Bombers represent the most critical need, Wilson said. The Air Force has nine squadrons and needs five more. It also needs to add 14 more refueling tanker squadrons to the 40 it has.

Those aircraft will need pilots, maintainers and other support personnel. She and Goldfein estimated the ranks of the active duty and reserve components of the Air Force would need to grow to 717,000 airmen, an increase of 40,000.

“The Air Force is too small for what the nation is asking us to do,” Wilson said. “We have 312 squadrons today. Our analysis says that we need 386.”

Wilson and Goldfein declined to estimate the cost of plan, suggesting it was affordable. “It’s not gold-plated,” she said.

But analysts said adding aircraft and the airmen needed to operate them is an expensive proposition.

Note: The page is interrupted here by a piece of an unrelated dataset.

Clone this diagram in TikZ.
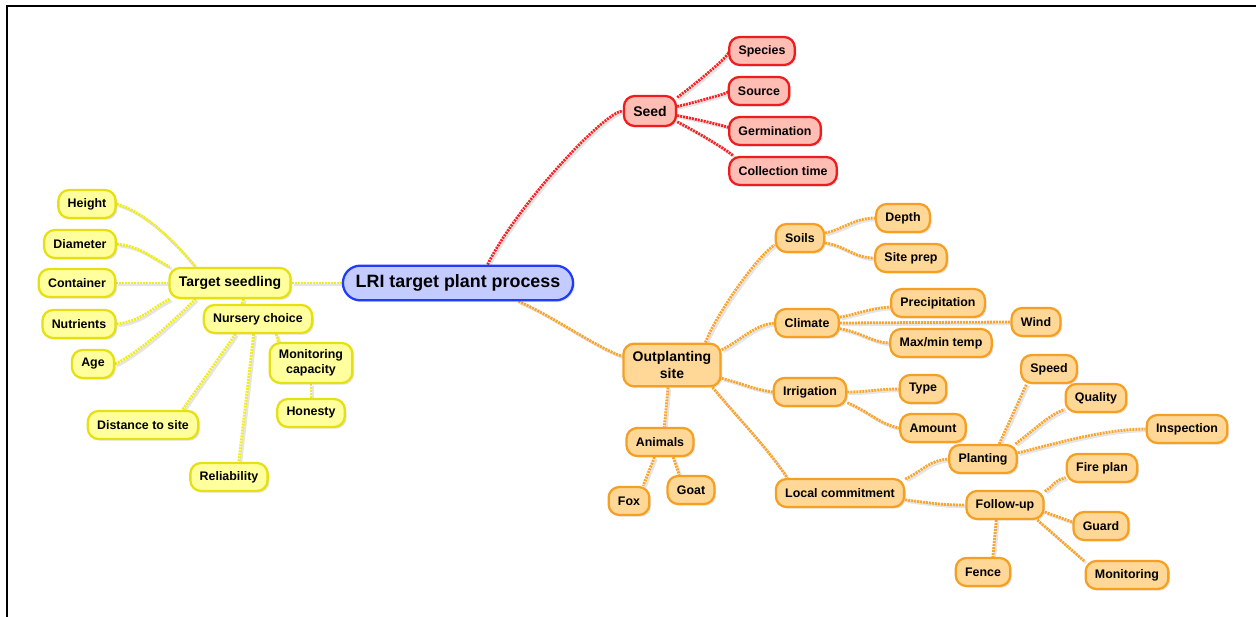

The compensation costs for 40,000 airmen would total about $5.2 billion per year, said Todd Harrison, a military budget expert at the Center for Strategic and International Studies. The Air Force spends about $53 billion annually on operations, training and recruiting, Harrison said. A 24 percent increase in squadrons would bump that cost by $13 billion.

The bottom line for flying the new warplanes and paying the airmen tops $18 billion, he said. That doesn’t include the cost of buying the new aircraft.

“I could not even hazard a guess on this without knowing the mix of aircraft involved,” Harrison said.

Based on a 20 percent increase in the current budget request by the Air Force, Loren Thompson, a defense industry consultant and military analyst at the Lexington Institute, estimated the service would need an extra $30 billion a year.

With inflation, that would boost the Air Force budget beyond $200 billion by 2030, he said. That’s more than the $175 billion the Chinese spends on its Army, Navy and Air Force, Thompson said.